Burgers?!! Pizza??!! BEER??!! And we can drink and eat outside in a garden. Sign me up! 

Ah.. it was but a gentle dream, suddenly wretchedly awoken by the sound of a IPhone alarm in the early hours of the morning.

Location: On the map, it looks like House Filled with Happiness is not too far from the F1 Hotel; in fact, it is quite a walk from the hotel. I had to ballpark it because there wasn’t an exact spot located for the F1 Hotel on the map on page 222 of the Korea Lonely Planet 7th edition. However, I knew that the hotel was in the middle of the train station and the ferry, so I convinced my wife that we should walk there. Also, it would be a good chance to explore the city around us. Big mistake.

First, there is not really much around the hotel. As I stated in the previous post, there is a bunch of fish markets, restaurants.. so basically a lot of fish in the area. Since Mokpo is a fishing town, this is really should not come as much of a surprise. So we walked.. and walked… and walked… Took a beer and water break outside a GS25 and then continued to walk. As we were walking, we did noticed taxis slowing down to look at us, as if to say; “Hey man, get it. Get out of this heat. You won’t find the place. But I will help you get there.” But being a stubborn man, I bit my thumb at them and continued to walk. And walk. And walk.

After 30 minutes, my wife, spotted the Mokpo Modern History Museum! Success!
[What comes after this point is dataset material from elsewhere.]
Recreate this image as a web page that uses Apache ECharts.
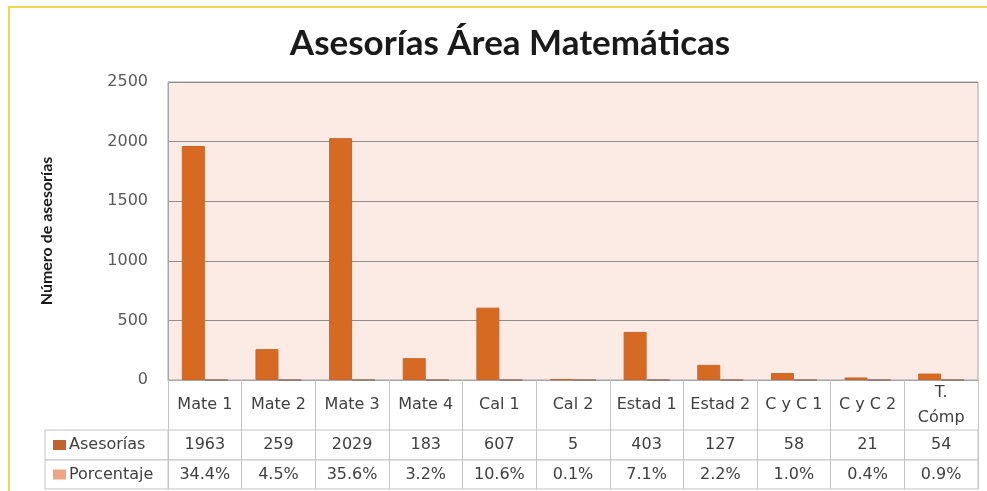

She didn’t kill me, and finally, we are going to eat because House Filled with Happiness is right across the street! Sure as rain, it was.

Quick advice: Now, gentle reader, if you don’t want to walk around aimlessly for 30 minutes like me, I would suggest just grabbing a cab and pointing to the description of the Mokpo Modern History Museum (목포 근대 역사 박물관) on page 221 of the Korea Lonely Planet. The driver will know where to go.
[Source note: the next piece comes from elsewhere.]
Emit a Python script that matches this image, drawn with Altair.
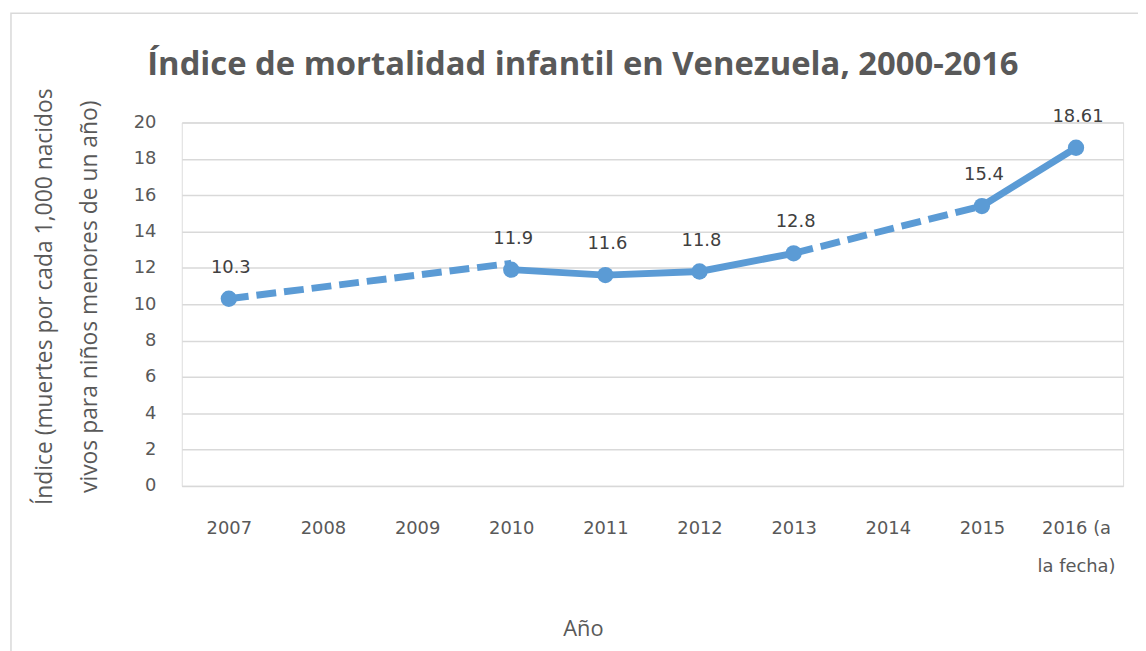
import altair as alt
import pandas as pd

# ---- data ----
title_text = ["Índice de mortalidad infantil en Venezuela, 2000-2016"]
years = ["2007", "2008", "2009", "2010", "2011", "2012", "2013", "2014", "2015", "2016"]
year_labels = ["2007", "2008", "2009", "2010", "2011", "2012", "2013", "2014", "2015", "2016 (a|la fecha)"]
y_ticks = [0, 2, 4, 6, 8, 10, 12, 14, 16, 18, 20]

pt_years = ["2007", "2010", "2011", "2012", "2013", "2015", "2016"]
pt_values = [10.3, 11.9, 11.6, 11.8, 12.8, 15.4, 18.61]
pt_labels = ["10.3", "11.9", "11.6", "11.8", "12.8", "15.4", "18.61"]
pt_segment = [0, 1, 1, 1, 1, 2, 2]

dash_years = ["2007", "2010", "2013", "2015"]
dash_values = [10.3, 12.25, 12.8, 15.4]
dash_segment = [0, 0, 1, 1]

pts = pd.DataFrame({"year": pt_years, "value": pt_values, "label": pt_labels, "seg": pt_segment})
dash = pd.DataFrame({"year": dash_years, "value": dash_values, "seg": dash_segment})
ttl = pd.DataFrame({"t": title_text})

BLUE = "#5B9BD5"
GREY = "#595959"
FONT = "Open Sans"
LFONT = "DejaVu Sans"

label_expr = "{" + ",".join(f"'{y}': split('{l}', '|')" for y, l in zip(years, year_labels)) + "}[datum.label]"

x_enc = alt.X(
    "year:N",
    sort=years,
    scale=alt.Scale(domain=years, type="point", padding=0.5),
    axis=alt.Axis(
        title="Año",
        titleFont=FONT, titleFontSize=22, titleColor=GREY, titleFontWeight="normal",
        titleX=404, titleY=134,
        labelExpr=label_expr, labelAngle=0, labelFont=LFONT, labelFontSize=18,
        labelColor=GREY, labelPadding=34, labelLineHeight=38, labelOverlap=False,
        ticks=False, domain=True, domainColor="#D9D9D9", grid=False,
    ),
)
y_enc = alt.Y(
    "value:Q",
    scale=alt.Scale(domain=[0, 20], nice=False),
    axis=alt.Axis(
        title=["Índice (muertes por cada 1,000 nacidos", "vivos para niños menores de un año)"],
        titleFont=FONT, titleFontSize=23, titleColor=GREY, titleFontWeight="normal",
        titleLineHeight=45, titleX=-126, titleY=175,
        values=y_ticks, labelFont=LFONT, labelFontSize=18, labelColor=GREY,
        labelPadding=26, labelOverlap=False, ticks=False, domain=False,
        grid=True, gridColor="#D9D9D9", gridWidth=1.5,
    ),
)

border = alt.Chart(ttl).mark_rect(fill=None, stroke="#D9D9D9", strokeWidth=1.5).encode(
    x=alt.value(-172), x2=alt.value(975), y=alt.value(-110), y2=alt.value(560)
)
title = alt.Chart(ttl).mark_text(
    font=FONT, fontSize=33, fontWeight="bold", color=GREY, baseline="alphabetic"
).encode(x=alt.value(404), y=alt.value(-48), text="t:N")

dashed = alt.Chart(dash).mark_line(color=BLUE, strokeWidth=7, strokeDash=[20, 8]).encode(
    x=x_enc, y=y_enc, detail="seg:N",
)
solid = alt.Chart(pts).mark_line(color=BLUE, strokeWidth=7).encode(
    x=x_enc, y=y_enc, detail="seg:N"
)
dots = alt.Chart(pts).mark_circle(color=BLUE, opacity=1, size=270).encode(
    x=x_enc, y=y_enc
)
labels = alt.Chart(pts).mark_text(font=LFONT, fontSize=18, color="#404040", dy=-31, dx=2).encode(
    x=x_enc, y=y_enc, text="label:N"
)

chart = alt.layer(border, title, dashed, solid, dots, labels).properties(
    width=948,
    height=366,
    autosize=alt.AutoSizeParams(type="none"),
    padding={"left": 175, "top": 113, "right": 15, "bottom": 164},
).configure_view(stroke=None).configure(background="white")

chart.save("out.html", embed_options={"renderer": "svg", "actions": False})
Atmosphere and Decor: When you first arrive at House Filled with Happiness, it feels like you are breaking into someone’s house. There is no clear entrance, and I just kind of walked into the place via sliding doors at the side of the house. There was no one there. I figured this was the place, but there was a slight doubt in the back of my mind, and a fear that a drunken adjumma would burst out of the bathroom with a broomstick in hand, ready to give me the beating of a lifetime. My wife called out “Hello”. A head peaks out of the kitchen and motions for us to sit at the one of the tables. The restaurant did really match the description of the Lonely Planet. It does feel like your in someone’s house, but I wouldn’t really go as far to stay it was eclectic. To me, it felt as though I was at my great Aunt Helen’s house, who had collected newspapers for the last 40 years, and never bothered to throw anything it out. A bit of a hoarder. The garden outside was small, barely a patio and since it was hot and drizzling, we decided to take advantage of the air con. The “dining area” was a mix of bookcases, antiques and wooden tables and chairs. It was a little compact, but it wasn’t suffocating. Regardless, I was starving and would have eaten in a cardboard box at that point in time.
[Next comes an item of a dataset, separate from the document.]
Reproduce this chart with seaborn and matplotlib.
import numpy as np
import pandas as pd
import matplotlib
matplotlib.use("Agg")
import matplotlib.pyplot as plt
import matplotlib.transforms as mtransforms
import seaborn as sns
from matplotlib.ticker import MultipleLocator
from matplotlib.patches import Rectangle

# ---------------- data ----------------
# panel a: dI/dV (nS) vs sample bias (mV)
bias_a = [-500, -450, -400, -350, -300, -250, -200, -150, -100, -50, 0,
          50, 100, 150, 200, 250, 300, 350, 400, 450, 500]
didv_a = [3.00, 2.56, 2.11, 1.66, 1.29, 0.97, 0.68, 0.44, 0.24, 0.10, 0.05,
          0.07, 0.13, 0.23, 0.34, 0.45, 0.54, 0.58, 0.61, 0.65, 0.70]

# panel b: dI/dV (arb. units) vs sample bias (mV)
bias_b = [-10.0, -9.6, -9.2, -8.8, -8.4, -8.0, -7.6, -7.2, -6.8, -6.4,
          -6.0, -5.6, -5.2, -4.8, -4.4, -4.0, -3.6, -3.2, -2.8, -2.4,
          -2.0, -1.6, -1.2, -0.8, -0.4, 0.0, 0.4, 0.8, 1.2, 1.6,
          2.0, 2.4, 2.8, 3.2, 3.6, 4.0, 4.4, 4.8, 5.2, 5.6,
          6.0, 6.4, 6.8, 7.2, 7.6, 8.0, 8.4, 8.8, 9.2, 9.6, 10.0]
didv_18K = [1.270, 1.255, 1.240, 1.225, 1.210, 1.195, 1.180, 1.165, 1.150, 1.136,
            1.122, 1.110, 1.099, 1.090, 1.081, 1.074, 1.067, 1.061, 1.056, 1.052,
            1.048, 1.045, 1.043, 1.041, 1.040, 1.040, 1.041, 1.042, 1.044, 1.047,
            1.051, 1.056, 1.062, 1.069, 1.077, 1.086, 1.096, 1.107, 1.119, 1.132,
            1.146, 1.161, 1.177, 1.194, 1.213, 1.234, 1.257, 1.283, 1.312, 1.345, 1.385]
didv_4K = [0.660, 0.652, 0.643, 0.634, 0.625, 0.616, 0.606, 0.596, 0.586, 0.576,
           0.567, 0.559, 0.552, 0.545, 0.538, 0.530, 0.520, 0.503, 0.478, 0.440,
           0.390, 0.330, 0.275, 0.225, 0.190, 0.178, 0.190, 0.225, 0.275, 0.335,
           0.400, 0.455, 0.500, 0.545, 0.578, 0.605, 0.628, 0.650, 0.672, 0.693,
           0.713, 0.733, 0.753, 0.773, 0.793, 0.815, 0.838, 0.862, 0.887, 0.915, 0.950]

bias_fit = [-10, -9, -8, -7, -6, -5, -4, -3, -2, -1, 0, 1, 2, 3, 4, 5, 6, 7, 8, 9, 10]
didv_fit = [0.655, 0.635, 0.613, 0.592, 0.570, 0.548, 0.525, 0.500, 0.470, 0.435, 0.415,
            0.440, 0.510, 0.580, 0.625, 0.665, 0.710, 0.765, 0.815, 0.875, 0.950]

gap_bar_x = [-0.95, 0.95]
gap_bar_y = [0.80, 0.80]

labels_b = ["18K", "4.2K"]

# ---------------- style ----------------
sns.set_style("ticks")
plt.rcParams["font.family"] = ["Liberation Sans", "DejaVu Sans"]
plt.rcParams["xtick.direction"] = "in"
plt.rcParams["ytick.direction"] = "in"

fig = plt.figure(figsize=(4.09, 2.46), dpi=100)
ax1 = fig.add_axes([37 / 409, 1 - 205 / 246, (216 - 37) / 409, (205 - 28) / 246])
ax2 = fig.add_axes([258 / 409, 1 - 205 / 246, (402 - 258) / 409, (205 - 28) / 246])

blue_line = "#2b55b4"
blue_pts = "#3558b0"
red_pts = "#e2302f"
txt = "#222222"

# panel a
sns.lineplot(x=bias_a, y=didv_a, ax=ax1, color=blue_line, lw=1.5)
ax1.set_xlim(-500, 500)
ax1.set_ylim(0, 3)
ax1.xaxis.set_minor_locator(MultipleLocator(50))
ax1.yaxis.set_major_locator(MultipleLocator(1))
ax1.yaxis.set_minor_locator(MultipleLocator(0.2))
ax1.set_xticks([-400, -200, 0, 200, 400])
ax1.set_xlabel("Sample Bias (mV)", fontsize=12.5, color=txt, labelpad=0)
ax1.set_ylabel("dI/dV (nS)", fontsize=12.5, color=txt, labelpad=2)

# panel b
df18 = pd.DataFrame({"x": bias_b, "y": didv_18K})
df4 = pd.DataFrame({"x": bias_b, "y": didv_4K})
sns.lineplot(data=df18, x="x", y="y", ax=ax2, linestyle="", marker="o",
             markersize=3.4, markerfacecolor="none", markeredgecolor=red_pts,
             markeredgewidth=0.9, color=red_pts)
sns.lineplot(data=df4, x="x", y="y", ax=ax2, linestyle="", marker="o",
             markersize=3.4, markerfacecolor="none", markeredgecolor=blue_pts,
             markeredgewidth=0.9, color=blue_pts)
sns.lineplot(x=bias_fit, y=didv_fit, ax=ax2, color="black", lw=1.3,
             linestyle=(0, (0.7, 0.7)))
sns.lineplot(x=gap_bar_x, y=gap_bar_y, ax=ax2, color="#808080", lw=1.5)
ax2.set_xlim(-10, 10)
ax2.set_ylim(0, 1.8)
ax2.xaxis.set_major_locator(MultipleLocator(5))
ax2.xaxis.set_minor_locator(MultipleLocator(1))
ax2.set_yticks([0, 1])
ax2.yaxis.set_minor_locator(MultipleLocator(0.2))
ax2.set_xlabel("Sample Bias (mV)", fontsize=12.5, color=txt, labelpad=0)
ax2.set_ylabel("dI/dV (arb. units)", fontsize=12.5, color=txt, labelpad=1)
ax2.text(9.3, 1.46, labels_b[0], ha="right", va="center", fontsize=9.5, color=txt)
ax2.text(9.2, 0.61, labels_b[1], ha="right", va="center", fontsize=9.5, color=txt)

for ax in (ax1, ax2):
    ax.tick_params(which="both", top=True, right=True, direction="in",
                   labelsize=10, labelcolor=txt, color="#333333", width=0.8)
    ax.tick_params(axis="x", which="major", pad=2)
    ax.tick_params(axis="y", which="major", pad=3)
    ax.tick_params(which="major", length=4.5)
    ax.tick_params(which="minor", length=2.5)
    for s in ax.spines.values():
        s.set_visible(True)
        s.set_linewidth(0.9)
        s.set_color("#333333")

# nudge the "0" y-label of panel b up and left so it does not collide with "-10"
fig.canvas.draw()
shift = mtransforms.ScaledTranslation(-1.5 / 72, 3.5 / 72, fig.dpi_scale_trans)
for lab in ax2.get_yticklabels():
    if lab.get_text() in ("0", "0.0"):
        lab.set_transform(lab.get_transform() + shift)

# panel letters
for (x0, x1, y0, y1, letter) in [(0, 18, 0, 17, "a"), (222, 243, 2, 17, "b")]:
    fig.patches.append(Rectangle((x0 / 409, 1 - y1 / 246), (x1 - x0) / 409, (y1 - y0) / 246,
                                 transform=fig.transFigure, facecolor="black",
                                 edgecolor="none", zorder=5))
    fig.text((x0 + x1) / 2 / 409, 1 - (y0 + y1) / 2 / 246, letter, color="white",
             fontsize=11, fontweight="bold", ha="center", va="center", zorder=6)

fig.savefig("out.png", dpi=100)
Service: The server motioned for us to take our seats and hands up two massive menus. We open the menu and see all the culinary delights that was promised in the Lonely Planet. But before we could even glance through the menu, she looked at us, gave that oh so familiar Korean, cross-armed, “X” which means “NO!” No what? No food? She smiles and nods. The whole menu, orbiting my index finger around the closed menu. She smiles and nods. I look at my wife. She touches her stomach, which in “family speak” means: The baby and me are hungry! The server than points into a room, which is adjoined to the kitchen. She motions me to follow. My wife still sitting at the table, slipping her water, head back with eyes closed which in comparative to a Buddhist in deep meditation. Patience is running thin. I follow her into the kitchen/living room. She points to a bowl of lettuce and onions, which appeared to be covered with a transparent salad dressing, vaguely resembling Italian. She points to a tray of various breads, white, brown and multigrain rolls. She informs me this is all the food they have. Damn. At that point though, I didn’t care, I grabbed a couple of plates of “salad” and a few rolls and headed back to the table. The server poured us a couple of glasses of water. Well, at least they still have beer. I open the menu and order a Miller Genuine Draft. She does the “X” motion again. At this point in time, I had a flashback of that episode of the Simpsons, where Homer is taking care of Mr.Burns winter house and finds out there is no beer and no television, which eventually drives him to madness. I’m on the edge, and that was the tipping point. I looked at her and asked, “What exactly can I drink?” She said Guinness. Yes, a fine pint of black sludge on a warm summers afternoon. Hook me up, anything at this point in time. Jill had an lemonade. We drank our beer and lemonade in solemn silence. After about 20 minutes, it was time to get a real meal. I asked for the bill which turned out to be 19k for two drinks; 10k for the Guinness and 9k for the lemonade.

Value: Uhhh….. avoid this place like the plague unless A&E comes to film an episode of Hoarders.

Map:  Uhhh….damn near impossible to find on GoogleMaps.  So, here’s a link.

No you are not stalking an adjamma.. this is actually a restaurant.

No you are not stalking an adjamma.. this is actually a restaurant.

The salad is gone.. it wasn't much to begin with.

The salad is gone.. it wasn’t much to begin with.

2 comments

  1. lol man im heading down there this weekend, will see if my friend can muster up any good spots, this one definitely seemed like a dud, maybe Lonely planet had this place on review in the 90’s or early 2000’s ahhahaha

    1. I would skip the House Filled with Happiness. It’s a pain to find and there is no food there. Check out The Old Man in the Sea. That was a nice little place overlooking the ocean.